Hi,
I use the CMSIS DSP library to calculate a f32 RFFT with a block size of 1024. For this it takes 262823 cycles. I read in the white-paper that it should take 55538 cycles. Because of the measurement is too slow, i have to speed it up. What could be the reason of the too much cycles?
Thanks
My setup: Cortex-M4 on a TI-MSP432 TI-Code Composer Studio wait states = 0 function: arm_rfft_fast_f32()

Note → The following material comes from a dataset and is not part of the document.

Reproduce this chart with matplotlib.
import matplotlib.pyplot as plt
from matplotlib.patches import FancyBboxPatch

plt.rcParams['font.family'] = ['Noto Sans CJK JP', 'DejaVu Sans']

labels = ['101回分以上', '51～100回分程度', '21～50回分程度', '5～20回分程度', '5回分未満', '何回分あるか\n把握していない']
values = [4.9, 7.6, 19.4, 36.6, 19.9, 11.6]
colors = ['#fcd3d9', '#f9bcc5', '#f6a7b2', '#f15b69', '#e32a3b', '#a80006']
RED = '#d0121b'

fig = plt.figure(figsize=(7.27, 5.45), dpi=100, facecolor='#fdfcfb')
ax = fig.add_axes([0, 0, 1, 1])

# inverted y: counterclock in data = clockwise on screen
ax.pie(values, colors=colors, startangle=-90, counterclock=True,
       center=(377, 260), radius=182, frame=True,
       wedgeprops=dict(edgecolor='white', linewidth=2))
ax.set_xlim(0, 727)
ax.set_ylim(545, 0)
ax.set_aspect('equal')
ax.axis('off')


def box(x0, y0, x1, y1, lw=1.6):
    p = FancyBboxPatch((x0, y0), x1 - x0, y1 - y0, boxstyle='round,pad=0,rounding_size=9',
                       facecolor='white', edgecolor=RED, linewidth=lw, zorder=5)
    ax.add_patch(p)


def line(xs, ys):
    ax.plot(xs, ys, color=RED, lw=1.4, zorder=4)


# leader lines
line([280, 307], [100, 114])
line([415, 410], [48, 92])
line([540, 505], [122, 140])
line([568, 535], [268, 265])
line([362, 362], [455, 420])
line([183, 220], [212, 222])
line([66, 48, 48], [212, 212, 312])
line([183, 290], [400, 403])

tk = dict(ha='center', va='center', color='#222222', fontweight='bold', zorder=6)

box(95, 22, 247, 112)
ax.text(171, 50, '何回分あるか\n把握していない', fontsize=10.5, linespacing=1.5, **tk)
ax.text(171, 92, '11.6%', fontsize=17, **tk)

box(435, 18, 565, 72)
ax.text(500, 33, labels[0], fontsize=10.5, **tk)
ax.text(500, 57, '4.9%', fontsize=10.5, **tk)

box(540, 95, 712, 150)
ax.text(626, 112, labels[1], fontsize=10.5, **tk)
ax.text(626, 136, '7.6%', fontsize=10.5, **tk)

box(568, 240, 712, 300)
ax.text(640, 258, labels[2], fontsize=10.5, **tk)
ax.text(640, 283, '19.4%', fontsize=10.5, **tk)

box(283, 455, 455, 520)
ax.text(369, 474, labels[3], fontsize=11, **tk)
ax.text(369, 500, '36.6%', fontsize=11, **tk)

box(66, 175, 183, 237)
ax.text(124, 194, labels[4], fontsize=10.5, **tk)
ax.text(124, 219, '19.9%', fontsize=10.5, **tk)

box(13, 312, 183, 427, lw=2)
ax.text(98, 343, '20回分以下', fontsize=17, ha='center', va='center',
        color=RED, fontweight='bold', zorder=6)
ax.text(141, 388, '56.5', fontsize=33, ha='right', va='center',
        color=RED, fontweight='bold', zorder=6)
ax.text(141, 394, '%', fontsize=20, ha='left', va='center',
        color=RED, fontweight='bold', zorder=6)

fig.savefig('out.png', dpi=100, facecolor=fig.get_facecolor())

white-paper: community.arm.com/.../7563.ARM-white-paper-_2D00_-DSP-capabilities-of-Cortex_2D00_M4-and-Cortex_2D00_M7.pdf
Check optimization settings, and that building has FPU enabled. Review listing file or disassembly of code for FPU instructions and tightness of generated code.
What white paper?
Have you carefully compared all your options and settings to those used in that "white paper"?

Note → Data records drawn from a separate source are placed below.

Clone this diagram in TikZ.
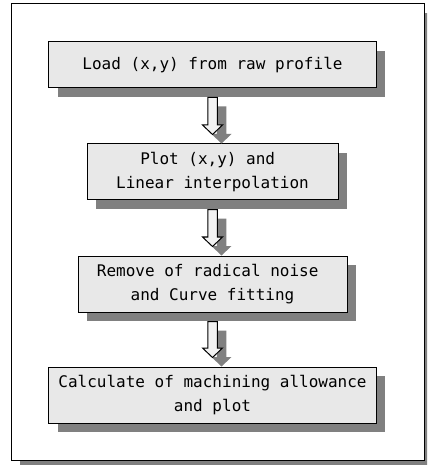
\documentclass[tikz,border=0pt]{standalone}
\usepackage{fontspec}
\setmainfont{DejaVu Sans Mono}
\usetikzlibrary{calc,shadows}
\definecolor{boxfill}{HTML}{E8E8E8}
\definecolor{shadowc}{HTML}{808080}
\definecolor{arrowfill}{HTML}{F2F2F2}
\newcommand\flowarrow[3]{%
  \path[#3] let \p1=(#1), \p2=(#2) in
    (\x1-4.75bp,\y1) -- (\x1+4.75bp,\y1) -- (\x1+4.75bp,\y2+9.5bp) --
    (\x1+10bp,\y2+9.5bp) -- (\x1,\y2) -- (\x1-10bp,\y2+9.5bp) --
    (\x1-4.75bp,\y2+9.5bp) -- cycle;}
\begin{document}
\begin{tikzpicture}[x=1bp,y=-1bp,
  stepbox/.style={draw=black, line width=1bp, fill=boxfill, align=center,
    inner sep=0pt, font=\fontsize{16bp}{23.5bp}\selectfont,
    general shadow={fill=shadowc, shadow xshift=9bp, shadow yshift=-9bp}},
  arrowshadow/.style={fill=shadowc},
  arrowbody/.style={draw=black, line width=1bp, fill=arrowfill, line join=miter}]
\useasboundingbox (0,0) rectangle (427,465);
\clip (0,0) rectangle (427,465);
% outer frame with shadow
\fill[shadowc] (20,13) rectangle (433,469);
\draw[line width=1bp, fill=white] (11,4) rectangle (424,460);
% boxes
\node[stepbox, minimum width=327bp, minimum height=46bp] (b1) at (212.5,65) {Load (x,y) from raw profile};
\node[stepbox, minimum width=251bp, minimum height=56bp] (b2) at (212.5,172) {Plot (x,y) and\hphantom{x}\\Linear interpolation};
\node[stepbox, minimum width=269bp, minimum height=56bp] (b3) at (212.5,284) {Remove of radical noise\hphantom{x}\\and Curve fitting};
\node[stepbox, minimum width=327bp, minimum height=56bp] (b4) at (212.5,395) {Calculate of machining allowance\\and plot};
% arrows
\foreach \a/\b/\k in {b1/b2/1,b2/b3/2,b3/b4/3}{
  \path ($(\a.south)+(0,9)$) coordinate (t\k)
        ($(\b.north)+(0,-9)$) coordinate (h\k)
        ($(t\k)+(9,9)$) coordinate (ts\k)
        ($(h\k)+(9,9)$) coordinate (hs\k);
  \flowarrow{ts\k}{hs\k}{arrowshadow}
  \flowarrow{t\k}{h\k}{arrowbody}
}
\end{tikzpicture}
\end{document}
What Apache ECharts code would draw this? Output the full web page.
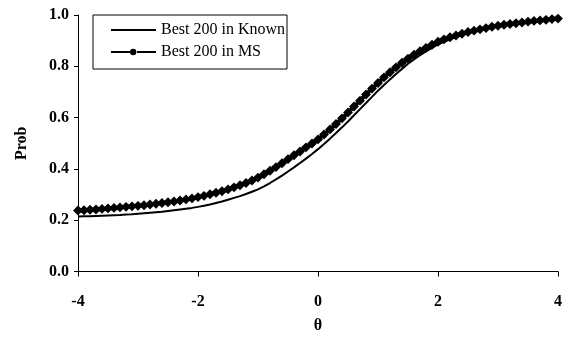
<!DOCTYPE html>
<html>
<head>
<meta charset="utf-8">
<script src="https://cdn.jsdelivr.net/npm/echarts@6/dist/echarts.min.js"></script>
<style>html,body{margin:0;padding:0;background:#fff;}#c{width:565px;height:346px;}</style>
</head>
<body>
<div id="c"></div>
<script>
var thetaStart = -4, thetaStep = 0.1;
var seriesNames = ["Best 200 in Known", "Best 200 in MS"];
var known = [
0.214,0.215,0.215,0.216,0.217,
0.218,0.219,0.220,0.222,0.223,
0.225,0.227,0.229,0.231,0.233,
0.236,0.239,0.242,0.245,0.248,
0.252,0.256,0.261,0.267,0.273,
0.280,0.287,0.294,0.302,0.311,
0.320,0.332,0.345,0.359,0.374,
0.390,0.406,0.423,0.440,0.458,
0.477,0.497,0.518,0.540,0.562,
0.585,0.609,0.633,0.657,0.681,
0.705,0.727,0.749,0.770,0.790,
0.810,0.827,0.843,0.858,0.872,
0.885,0.895,0.905,0.914,0.922,
0.930,0.936,0.941,0.946,0.951,
0.956,0.960,0.964,0.967,0.970,
0.973,0.976,0.978,0.981,0.983,
0.985];
var ms = [
0.238,0.239,0.241,0.242,0.244,
0.246,0.248,0.250,0.252,0.254,
0.256,0.258,0.261,0.264,0.267,
0.270,0.273,0.277,0.281,0.285,
0.290,0.295,0.301,0.307,0.313,
0.320,0.328,0.336,0.345,0.355,
0.366,0.379,0.393,0.407,0.422,
0.438,0.453,0.468,0.484,0.499,
0.515,0.534,0.554,0.575,0.597,
0.620,0.643,0.666,0.690,0.713,
0.735,0.757,0.777,0.796,0.814,
0.830,0.845,0.859,0.872,0.884,
0.896,0.905,0.913,0.920,0.927,
0.934,0.939,0.944,0.949,0.954,
0.958,0.962,0.965,0.968,0.971,
0.974,0.977,0.979,0.981,0.984,
0.986];
var xTicks = {min: -4, max: 4, interval: 2};
var yTicks = {min: 0, max: 1, interval: 0.2};

function pairs(arr){
  return arr.map(function(v,i){ return [Math.round((thetaStart + i*thetaStep)*10)/10, v]; });
}
var FONT = '"Liberation Serif","Times New Roman",serif';
var ICON_LINE = 'path://M0,0 M45,12 M0,5 L45,5 L45,7 L0,7 Z';
var ICON_LINE_DOT = 'path://M0,0 M45,12 M0,5 L19,5 L19,7 L0,7 Z M26,5 L45,5 L45,7 L26,7 Z M19,6 A3.2,3.2 0 1 1 25.4,6 A3.2,3.2 0 1 1 19,6 Z';
var chart = echarts.init(document.getElementById('c'), null, {renderer:'canvas'});
chart.setOption({
  animation:false,
  backgroundColor:'#fff',
  grid:{left:78, right:7, top:15, bottom:74.5},
  legend:{
    left:93, top:15, orient:'vertical',
    padding:[7,2,9,18],
    itemGap:6, itemWidth:45, itemHeight:12,
    backgroundColor:'#fff', borderColor:'#000', borderWidth:1,
    textStyle:{fontFamily:FONT, fontSize:16, color:'#000'},
    data:[{name:seriesNames[0], icon:ICON_LINE},{name:seriesNames[1], icon:ICON_LINE_DOT}]
  },
  xAxis:{
    type:'value', min:xTicks.min, max:xTicks.max, interval:xTicks.interval,
    name:'θ', nameLocation:'middle', nameGap:46,
    nameTextStyle:{fontFamily:FONT, fontSize:16, fontWeight:'bold', color:'#000'},
    axisLine:{onZero:false, lineStyle:{color:'#000', width:1}},
    axisTick:{show:true, length:5, lineStyle:{color:'#000'}},
    axisLabel:{fontFamily:FONT, fontSize:16, fontWeight:'bold', color:'#000', margin:22},
    splitLine:{show:false}
  },
  yAxis:{
    type:'value', min:yTicks.min, max:yTicks.max, interval:yTicks.interval,
    name:'Prob', nameLocation:'middle', nameGap:48,
    nameTextStyle:{fontFamily:FONT, fontSize:16, fontWeight:'bold', color:'#000'},
    axisLine:{show:true, onZero:false, lineStyle:{color:'#000', width:1}},
    axisTick:{show:true, length:4, lineStyle:{color:'#000'}},
    axisLabel:{fontFamily:FONT, fontSize:16, fontWeight:'bold', color:'#000', margin:9,
      formatter:function(v){return v.toFixed(1);}},
    splitLine:{show:false}
  },
  series:[
    {name:seriesNames[0], type:'line', data:pairs(known), symbol:'none', smooth:false,
     lineStyle:{color:'#000', width:2}, itemStyle:{color:'#000'}, z:2},
    {name:seriesNames[1], type:'line', data:pairs(ms), symbol:'rect', symbolSize:7, symbolRotate:45,
     showAllSymbol:true,
     lineStyle:{color:'#000', width:4}, itemStyle:{color:'#000'}, z:3}
  ]
});
</script>
</body>
</html>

Are you sure that your use case is comparable - ie, are you comparing like with like?
Oh - that one: community.arm.com/.../7563.ARM-white-paper-_2D00_-DSP-capabilities-of-Cortex_2D00_M4-and-Cortex_2D00_M7.pdf !

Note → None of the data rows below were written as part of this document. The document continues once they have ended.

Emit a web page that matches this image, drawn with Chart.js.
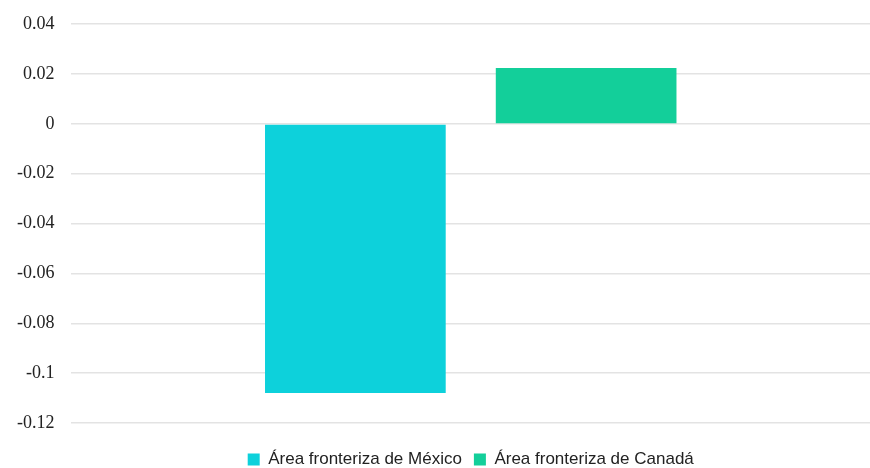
<!DOCTYPE html>
<html>
<head>
<meta charset="utf-8">
<script src="https://cdn.jsdelivr.net/npm/chart.js@4/dist/chart.umd.min.js"></script>
<style>
html,body{margin:0;padding:0;background:#fff;}
#wrap{width:870px;height:468px;position:relative;}
</style>
</head>
<body>
<div id="wrap"><canvas id="c" width="870" height="468"></canvas></div>
<script>
const categories = [""];
const seriesNames = ["Área fronteriza de México", "Área fronteriza de Canadá"];
const mexicoValues = [-0.108];
const canadaValues = [0.0224];
const yTicks = [0.04, 0.02, 0, -0.02, -0.04, -0.06, -0.08, -0.1, -0.12];

new Chart(document.getElementById('c'), {
  type: 'bar',
  data: {
    labels: categories,
    datasets: [
      {label: seriesNames[0], data: mexicoValues, backgroundColor: '#0dd1db', borderWidth: 0},
      {label: seriesNames[1], data: canadaValues, backgroundColor: '#13cf9a', borderWidth: 0}
    ]
  },
  options: {
    responsive: false,
    animation: false,
    layout: {padding: {top: 3, right: -20, left: 0, bottom: -10}},
    categoryPercentage: 0.578,
    barPercentage: 0.783,
    plugins: {
      legend: {
        position: 'bottom',
        fullSize: false,
        labels: {
          boxWidth: 12, boxHeight: 12, padding: 12,
          font: {family: '"Liberation Sans", Arial, sans-serif', size: 17},
          color: '#222'
        }
      },
      tooltip: {enabled: false}
    },
    scales: {
      x: {
        ticks: {display: false},
        grid: {display: false},
        border: {display: false},
        afterFit: (s) => { s.height = 16; }
      },
      y: {
        min: -0.12, max: 0.04,
        afterBuildTicks: (s) => { s.ticks = yTicks.map(v => ({value: v})); },
        ticks: {
          padding: 17,
          color: '#222',
          font: {family: '"Liberation Serif", "Times New Roman", serif', size: 18, lineHeight: 0.8},
          callback: (v) => String(Math.round(v * 100) / 100)
        },
        grid: {color: '#e3e3e3', lineWidth: 1.5, drawTicks: false},
        border: {display: false}
      }
    }
  }
});
</script>
</body>
</html>
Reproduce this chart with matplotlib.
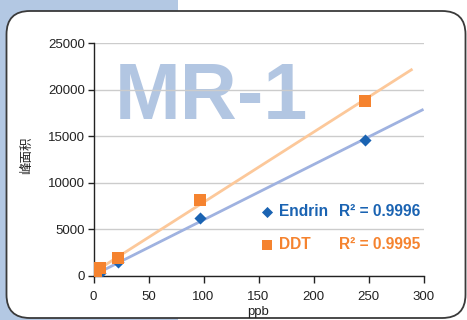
import matplotlib
matplotlib.use('Agg')
import matplotlib.pyplot as plt
import numpy as np
from matplotlib.patches import FancyBboxPatch, Rectangle

plt.rcParams['font.family'] = ['Liberation Sans', 'Noto Sans CJK SC', 'DejaVu Sans']

# data
endrin_ppb = [2.5, 6, 22.5, 97, 247]
endrin_area = [80, 350, 1450, 6200, 14600]
ddt_ppb = [2.5, 6, 22.5, 97, 247]
ddt_area = [450, 820, 1900, 8150, 18800]
endrin_r2 = 0.9996
ddt_r2 = 0.9995
xticks = [0, 50, 100, 150, 200, 250, 300]
yticks = [0, 5000, 10000, 15000, 20000, 25000]

BLUE_PT = '#1a63b2'
BLUE_LN = '#9fb2e0'
ORANGE_PT = '#f5832f'
ORANGE_LN = '#fcc89a'
BG_BLUE = '#b3c8e3'

fig = plt.figure(figsize=(4.67, 3.2), dpi=100)

# background decoration
fig.patches.append(Rectangle((0, 0), 178 / 467, 1, transform=fig.transFigure,
                             facecolor=BG_BLUE, edgecolor='none', zorder=-3))
fig.patches.append(FancyBboxPatch((6.5 / 467, 2 / 320), 459 / 467, 307 / 320,
                                  boxstyle='round,pad=0,rounding_size=0.05',
                                  mutation_aspect=467 / 320,
                                  transform=fig.transFigure, facecolor='white',
                                  edgecolor='#3a3a3a', linewidth=1.3, zorder=-2))

ax = fig.add_axes([93.5 / 467, 44 / 320, 330 / 467, 233 / 320])
ax.set_facecolor('none')

# watermark
ax.text(0.065, 0.675, 'MR-1', transform=ax.transAxes, fontsize=57, fontweight='bold',
        color='#9db6da', alpha=0.78, ha='left', va='baseline', zorder=0)

# trendlines
k1, b1 = np.polyfit(endrin_ppb, endrin_area, 1)
k2, b2 = np.polyfit(ddt_ppb, ddt_area, 1)
xl1 = np.array([0, 300])
xl2 = np.array([0, 290])
ax.plot(xl1, k1 * xl1 + b1, color=BLUE_LN, lw=2, zorder=2, solid_capstyle='butt')
ax.plot(xl2, k2 * xl2 + b2, color=ORANGE_LN, lw=2, zorder=2, solid_capstyle='butt')

ax.scatter(endrin_ppb, endrin_area, marker='D', s=38, color=BLUE_PT, zorder=3, linewidths=0)
ax.scatter(ddt_ppb, ddt_area, marker='s', s=70, color=ORANGE_PT, zorder=4, linewidths=0)

# legend-like labels
ax.scatter([157.5], [6870], marker='D', s=32, color=BLUE_PT, clip_on=False, linewidths=0)
ax.scatter([157.5], [3330], marker='s', s=60, color=ORANGE_PT, clip_on=False, linewidths=0)
ax.text(169, 6870, 'Endrin', color=BLUE_PT, fontsize=11.2, fontweight='bold', va='center')
ax.text(223, 6870, 'R\u00b2 = %.4f' % endrin_r2, color=BLUE_PT, fontsize=11.2,
        fontweight='bold', va='center')
ax.text(169, 3330, 'DDT', color=ORANGE_PT, fontsize=11.2, fontweight='bold', va='center')
ax.text(223, 3330, 'R\u00b2 = %.4f' % ddt_r2, color=ORANGE_PT, fontsize=11.2,
        fontweight='bold', va='center')

ax.set_xlim(0, 300)
ax.set_ylim(0, 25000)
ax.set_xticks(xticks)
ax.set_yticks(yticks)
ax.yaxis.grid(True, color='#cccccc', lw=1)
ax.set_axisbelow(True)
for s in ['top', 'right']:
    ax.spines[s].set_visible(False)
for s in ['left', 'bottom']:
    ax.spines[s].set_color('#222222')
    ax.spines[s].set_linewidth(1)
ax.tick_params(labelsize=9.5, colors='#222222', width=1)
ax.tick_params(axis='x', length=5, pad=6)
ax.tick_params(axis='y', length=4, pad=2)
ax.set_xlabel('ppb', fontsize=9.5, color='#222222', labelpad=2)
ax.set_ylabel('峰面积', fontsize=9, color='#222222',
              family=['Noto Sans CJK SC', 'DejaVu Sans'])
ax.yaxis.set_label_coords(-0.183, 0.52)

fig.savefig('out.png', dpi=100)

Will this forum ever manage to recognise HTTPS URLs ?!
email the notification ended in my spam folder...
- Yes the building has FPU enabled. - Optimization settings: At first I used the default setting, then I set it to full speed setup. The difference was marginally. - Yes, I think that I compare like with like. I calculate a RFFT F32 with block size 1024 on a Cortex-M4 without wait states.
What else could cause be the difference?
My new reply from the 11th February is between the other replies... maybe it will not be recognized.